Ancora una volta assistiamo ad azioni dettate dall’emergenza senza una reale visione di crescita mediata con le esigenze del territorio.
E poi c’è il caso Irpinia.
Il progetto Gesualdo-1 attende la verifica ambientale della commissione tecnica regionale ma sulla base delle indicazioni del decreto, c’è il rischio, in caso di piena conversione del testo da parte del parlamento, che il procedimento autorizzativo passi nelle mani del Ministero dell’Ambiente se non licenziato entro la fine di quest’anno. Allo stato, come comitato stiamo provvedendo alla verifica delle documentazioni tecniche fornite dalla società per la presentazione di contro deduzioni da portare all’attenzione della commissione. Dalle ultime carte emerge la natura di un progetto fortemente impattante sul territorio per la portata dei possibili effetti inquinanti ma soprattutto per l’invasività dei cantieri di lavorazione, che sono previsti in pratica all’interno del centro urbano di Gesualdo. Rimane forte il timore che questo progetto finisca realmente per stravolgere l’assetto anche urbanistico della valle ufita, aumentando e non poco tutti i rischi di dissesto geologico dovuto alla presenza delle aree delle mefiti e di possibile inquinamento delle acque.

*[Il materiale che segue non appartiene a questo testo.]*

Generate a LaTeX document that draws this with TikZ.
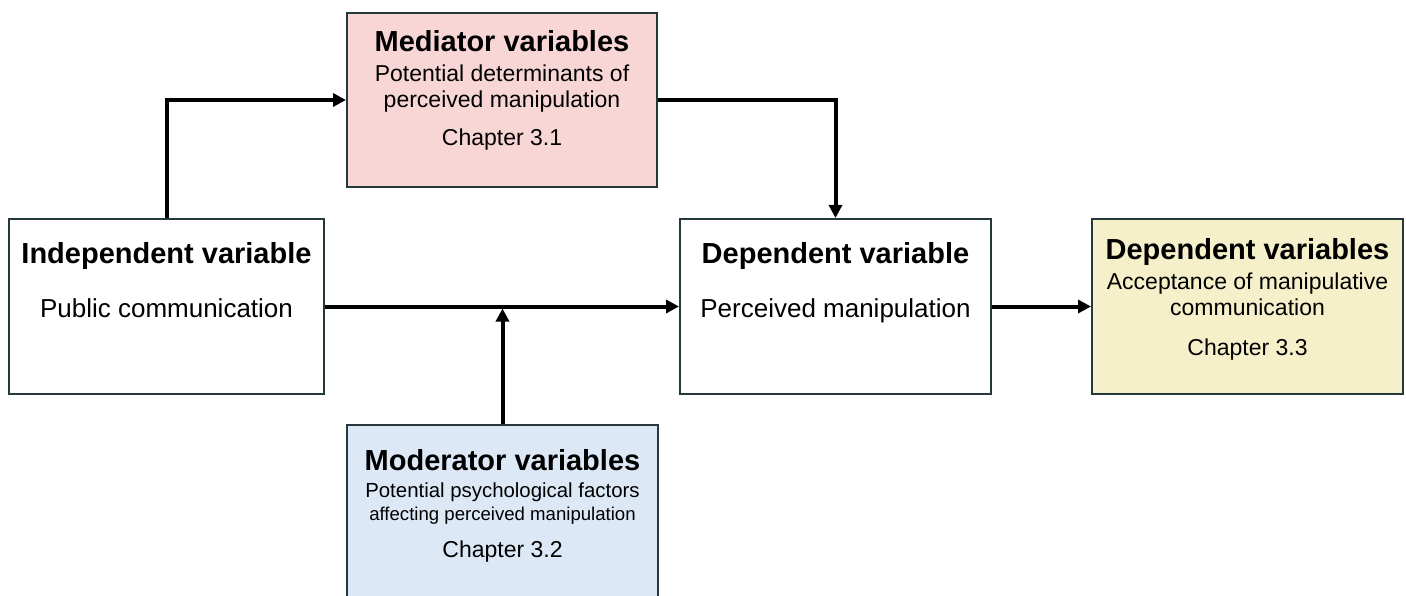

L’accellerazione impressa dal Governo quindi impone una medesima presa di posizione anche da parte delle istituzioni locali per bloccare questo progetto.
Al pari di quanto fatto dalla Regione Basilicata, lanciamo un appello ai consiglieri irpini a promuovere in consiglio una risoluzione nella quale chiedere, il fase di conversione in legge del decreto, il mantenimento delle competenze regionali di verifica ambientali sui progetti di ricerca di idrocarburi ma anche una reale azione finalizzata a predisposizione di vincoli di tutela ambientale per le aree interne. 
Medesimo appello lanciamo anche ai parlamentari irpini, che sino ad ora hanno agito a sostegno Di proposte di modifica della legislazione in materia di trivellazioni su terraferma, di adoperarsi per la loro rapida applicazione.
Se il Governo corre è il momento che chi rappresenti l’Irpinia si dia una mossa!!!